-- Aim of the exercise --
Retype the data exactly, from its first line to the line containing "import plotly.graph_objects as go", including both, and skip any picture.

-- Collected data --

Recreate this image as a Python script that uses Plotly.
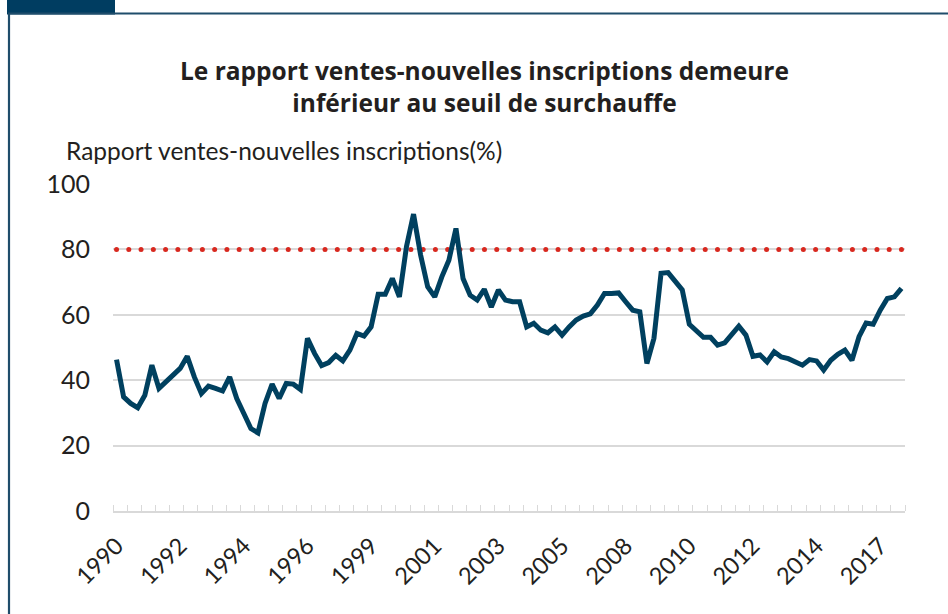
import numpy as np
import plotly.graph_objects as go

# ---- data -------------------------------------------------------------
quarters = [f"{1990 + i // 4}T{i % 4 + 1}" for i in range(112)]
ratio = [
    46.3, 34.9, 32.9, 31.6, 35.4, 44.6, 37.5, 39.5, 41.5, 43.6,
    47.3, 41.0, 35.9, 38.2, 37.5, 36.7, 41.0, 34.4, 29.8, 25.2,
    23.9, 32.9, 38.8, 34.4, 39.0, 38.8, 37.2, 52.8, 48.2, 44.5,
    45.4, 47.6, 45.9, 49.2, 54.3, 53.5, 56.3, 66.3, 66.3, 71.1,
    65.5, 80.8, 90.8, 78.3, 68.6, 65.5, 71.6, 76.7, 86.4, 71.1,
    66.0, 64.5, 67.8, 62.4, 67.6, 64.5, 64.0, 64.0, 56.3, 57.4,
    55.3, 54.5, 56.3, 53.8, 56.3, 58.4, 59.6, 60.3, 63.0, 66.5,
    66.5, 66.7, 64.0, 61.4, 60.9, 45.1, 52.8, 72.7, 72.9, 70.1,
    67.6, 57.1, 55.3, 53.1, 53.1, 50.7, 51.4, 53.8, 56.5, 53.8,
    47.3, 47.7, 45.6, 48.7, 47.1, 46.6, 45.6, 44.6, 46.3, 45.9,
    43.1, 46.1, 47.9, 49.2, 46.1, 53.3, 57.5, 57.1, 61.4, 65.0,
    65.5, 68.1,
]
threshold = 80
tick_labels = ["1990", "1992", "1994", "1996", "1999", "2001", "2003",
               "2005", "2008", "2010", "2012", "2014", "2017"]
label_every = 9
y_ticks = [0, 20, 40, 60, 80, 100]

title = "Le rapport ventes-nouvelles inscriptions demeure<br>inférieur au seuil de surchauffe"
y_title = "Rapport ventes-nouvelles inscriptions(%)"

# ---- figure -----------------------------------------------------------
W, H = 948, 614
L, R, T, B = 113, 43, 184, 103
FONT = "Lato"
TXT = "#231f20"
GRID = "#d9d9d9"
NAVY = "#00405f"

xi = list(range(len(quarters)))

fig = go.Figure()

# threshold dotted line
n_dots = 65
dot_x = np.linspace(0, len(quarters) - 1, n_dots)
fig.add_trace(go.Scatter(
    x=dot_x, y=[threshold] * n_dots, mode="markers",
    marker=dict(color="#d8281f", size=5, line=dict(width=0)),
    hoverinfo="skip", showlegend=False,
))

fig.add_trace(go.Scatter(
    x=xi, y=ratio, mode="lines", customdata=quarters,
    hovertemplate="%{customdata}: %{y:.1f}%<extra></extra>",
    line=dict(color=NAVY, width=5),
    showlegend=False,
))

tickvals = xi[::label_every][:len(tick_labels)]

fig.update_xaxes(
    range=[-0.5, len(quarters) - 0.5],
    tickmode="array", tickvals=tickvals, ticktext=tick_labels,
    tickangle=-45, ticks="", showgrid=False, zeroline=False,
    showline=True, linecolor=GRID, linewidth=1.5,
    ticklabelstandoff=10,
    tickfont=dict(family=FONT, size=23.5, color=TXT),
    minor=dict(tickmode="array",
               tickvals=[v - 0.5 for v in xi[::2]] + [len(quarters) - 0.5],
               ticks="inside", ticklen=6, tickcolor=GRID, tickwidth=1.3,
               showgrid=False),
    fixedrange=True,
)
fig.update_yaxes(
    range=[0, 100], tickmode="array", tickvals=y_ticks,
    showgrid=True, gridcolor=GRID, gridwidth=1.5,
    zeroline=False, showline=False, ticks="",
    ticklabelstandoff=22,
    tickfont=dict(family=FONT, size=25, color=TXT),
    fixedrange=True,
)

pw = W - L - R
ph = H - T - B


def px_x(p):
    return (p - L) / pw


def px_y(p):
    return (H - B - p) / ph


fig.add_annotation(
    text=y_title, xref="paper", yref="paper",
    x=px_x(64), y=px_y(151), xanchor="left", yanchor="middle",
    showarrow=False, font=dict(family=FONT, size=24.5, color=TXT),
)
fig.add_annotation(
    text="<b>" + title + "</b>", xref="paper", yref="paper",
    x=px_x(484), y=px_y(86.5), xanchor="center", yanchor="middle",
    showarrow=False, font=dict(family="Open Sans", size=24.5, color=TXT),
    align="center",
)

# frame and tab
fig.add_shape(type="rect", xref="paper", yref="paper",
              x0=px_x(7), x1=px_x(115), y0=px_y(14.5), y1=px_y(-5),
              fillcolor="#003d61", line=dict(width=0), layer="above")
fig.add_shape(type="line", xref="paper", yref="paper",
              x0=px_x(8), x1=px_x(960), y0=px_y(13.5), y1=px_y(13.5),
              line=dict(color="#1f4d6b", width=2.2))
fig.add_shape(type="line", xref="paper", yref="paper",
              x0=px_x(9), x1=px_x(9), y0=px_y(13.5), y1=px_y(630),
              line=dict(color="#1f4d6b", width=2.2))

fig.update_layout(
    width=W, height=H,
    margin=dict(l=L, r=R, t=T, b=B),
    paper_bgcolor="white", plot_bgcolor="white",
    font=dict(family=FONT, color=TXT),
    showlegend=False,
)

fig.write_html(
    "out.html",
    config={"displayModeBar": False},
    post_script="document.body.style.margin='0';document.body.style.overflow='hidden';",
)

-- Right answer --
Recreate this image as a Python script that uses Plotly.
import numpy as np
import plotly.graph_objects as go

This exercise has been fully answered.